I've tested this with a friend who has these Velop mesh nodes and it has fixed the problem. They are no longer sending PTR requests to Pi-hole. They continue to find and show devices on the network, and features like parental control continue to work. All other devices continue to use Pi-hole as normal.
Use Pi-hole's Dashboard graph to identify how many nodes are flooding it with PTR queries. Find these nodes in Tools > Network and make a note of their MAC addresses. You will probably find that the Velop parent node is not sending PTR requests, it is just the child nodes.
So if you have, eg, 4 Velop nodes, 1 is set as parent and the other 3 are child nodes, you would only need to configure those 3 nodes in the next section. This is my friend's graph and you can see the 3 child nodes dominating the graph.
Create bypass config
Log into the Pi-hole terminal and edit a new dnsmasq config file:
sudo nano /etc/dnsmasq.d/90-bypass.conf
Paste in the text
# Send Velop DNS to router rather than Pi-hole # The config below is for 3 Velop nodes # Copy and paste the Velop node sections to add more # or delete unwanted sections for fewer # Define router (replace xxx's with IP address of original router) dhcp-option=tag:router,6,xxx.xxx.xxx.xxx # Velop node 1 (replace XX's with node's MAC address dhcp-host=XX:XX:XX:XX:XX:XX,set:router # Velop node 2 (replace XX's with node's MAC address dhcp-host=XX:XX:XX:XX:XX:XX,set:router # Velop node 3 (replace XX's with node's MAC address dhcp-host=XX:XX:XX:XX:XX:XX,set:router
Edit the text and replace the xxx's with the original router's IP address. Replace the XX's with the MAC addresses of the Velop nodes that are sending PTR requests, identified in the previous step. If you have more than 3 nodes doing this, copy and paste the Velop sections to add more. If you have fewer then delete the unwanted sections. Each section should have a valid MAC address.

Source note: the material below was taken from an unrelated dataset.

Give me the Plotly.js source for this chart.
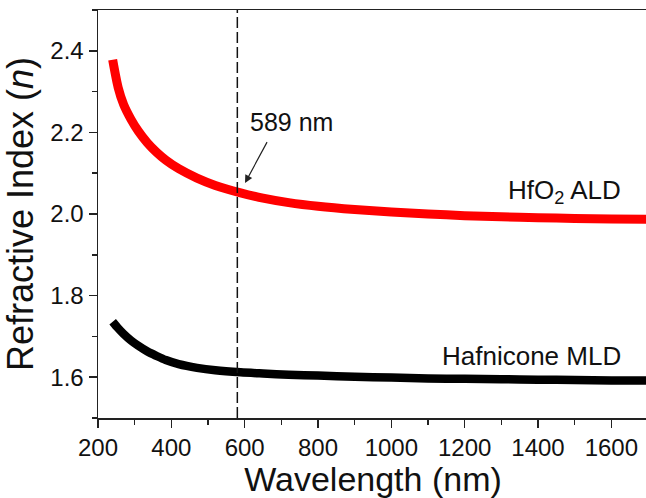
<!DOCTYPE html>
<html>
<head>
<meta charset="utf-8">
<script src="https://cdn.plot.ly/plotly-3.0.1.min.js"></script>
<style>html,body{margin:0;padding:0;overflow:hidden;background:#fff;}#chart{width:652px;height:498px;}</style>
</head>
<body>
<div id="chart"></div>
<script>
// Wavelength samples (nm)
const wavelength = [240, 255, 270, 290, 310, 335, 360, 385, 420, 470, 520, 589, 650, 720, 800, 900, 1000, 1100, 1200, 1300, 1400, 1500, 1600, 1700];
// HfO2 ALD refractive index
const nHfO2 = [2.378, 2.310, 2.268, 2.232, 2.203, 2.174, 2.151, 2.132, 2.111, 2.088, 2.070, 2.052, 2.039, 2.028, 2.019, 2.011, 2.005, 2.000, 1.996, 1.993, 1.991, 1.989, 1.988, 1.987];
// Hafnicone MLD refractive index
const nHafnicone = [1.736, 1.720, 1.706, 1.690, 1.677, 1.663, 1.652, 1.642, 1.632, 1.623, 1.617, 1.612, 1.609, 1.606, 1.604, 1.601, 1.599, 1.597, 1.596, 1.595, 1.594, 1.593, 1.592, 1.592];
const markerWavelength = 580;
const xTicks = [200, 400, 600, 800, 1000, 1200, 1400, 1600];
const yTicks = [1.6, 1.8, 2.0, 2.2, 2.4];

const font = "Liberation Sans, Arial, sans-serif";

const traces = [
  {x: wavelength, y: nHfO2, mode: 'lines', line: {color: '#ff0000', width: 9, shape: 'spline', smoothing: 0.8}, hoverinfo: 'skip'},
  {x: wavelength, y: nHafnicone, mode: 'lines', line: {color: '#000000', width: 8.5, shape: 'spline', smoothing: 0.8}, hoverinfo: 'skip'}
];

const axisCommon = {
  showgrid: false, zeroline: false, showline: true, mirror: true,
  linecolor: '#222', linewidth: 1.5,
  ticks: 'outside', ticklen: 8, tickwidth: 1.5, tickcolor: '#222',
  tickfont: {family: font, size: 24, color: '#111'}
};

const layout = {
  width: 652, height: 498,
  margin: {l: 98, r: 4, t: 10, b: 80},
  paper_bgcolor: '#fff', plot_bgcolor: '#fff',
  showlegend: false,
  font: {family: font, color: '#111'},
  xaxis: Object.assign({}, axisCommon, {
    range: [200, 1700], tickvals: xTicks, ticktext: xTicks.map(String),
    minor: {dtick: 100, ticklen: 5, tickwidth: 1.5, tickcolor: '#222', ticks: 'outside'},
    title: {text: 'Wavelength (nm)', font: {family: font, size: 34, color: '#111'}, standoff: 6}
  }),
  yaxis: Object.assign({}, axisCommon, {
    range: [1.5, 2.5], tickvals: yTicks, ticktext: yTicks.map(v => v.toFixed(1)),
    minor: {dtick: 0.1, ticklen: 5, tickwidth: 1.5, tickcolor: '#222', ticks: 'outside'},
    title: {text: 'Refractive Index (<i>n</i>)', font: {family: font, size: 36, color: '#111'}, standoff: 8}
  }),
  shapes: [
    {type: 'line', xref: 'x', yref: 'paper', x0: markerWavelength, x1: markerWavelength, y0: 0, y1: 1,
     line: {color: '#111', width: 1.5, dash: '11px,4px'}}
  ],
  annotations: [
    {xref: 'x', yref: 'y', x: 609, y: 2.225, xanchor: 'left', yanchor: 'middle', text: '589 nm', showarrow: false,
     font: {family: font, size: 25, color: '#111'}},
    {xref: 'x', yref: 'y', x: 601, y: 2.076, axref: 'x', ayref: 'y', ax: 664, ay: 2.181, text: ' ', showarrow: true,
     arrowhead: 2, arrowsize: 1.3, arrowwidth: 1.2, arrowcolor: '#222', font: {size: 1}},
    {xref: 'x', yref: 'y', x: 1632, y: 2.054, xanchor: 'right', yanchor: 'middle', text: 'HfO<sub>2</sub> ALD', showarrow: false,
     font: {family: font, size: 26, color: '#111'}},
    {xref: 'x', yref: 'y', x: 1632, y: 1.652, xanchor: 'right', yanchor: 'middle', text: 'Hafnicone MLD', showarrow: false,
     font: {family: font, size: 26, color: '#111'}}
  ]
};

Plotly.newPlot('chart', traces, layout, {displayModeBar: false, staticPlot: true});
</script>
</body>
</html>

Save the file and quit nano.
Activate new config
Reboot the Pi-hole. This is a simple way to make sure the changes have definitely taken and are working across reboots.
Finally, reboot all the Velop nodes. This forces them to reconfigure the mesh. When they come back up and do a DHCP request, the Pi-hole will answer and give them the address of the original router for DNS. Everything else on the network, including devices attached to the nodes, will continue to use Pi-hole for DNS.
Observe the graph and Query Log and you will see the nodes are no longer flooding them with queries, as these are now going to the router's DNS to deal with. You can see that at the end of the above graph. Here's an image of it hours later looking much better. Once the busy part of the graph has scrolled off the left side the graph scale will adjust back to normal.
Any other Velop functions used prior to the change, such as Parental Control, will continue to work after the change.
Revert if ever needed
Log into the Pi-hole terminal and delete the config file
sudo rm /etc/dnsmasq.d/90-bypass.conf
Reboot the Pi-hole and once it's back up reboot the Velop nodes. They will revert to using Pi-hole for DNS.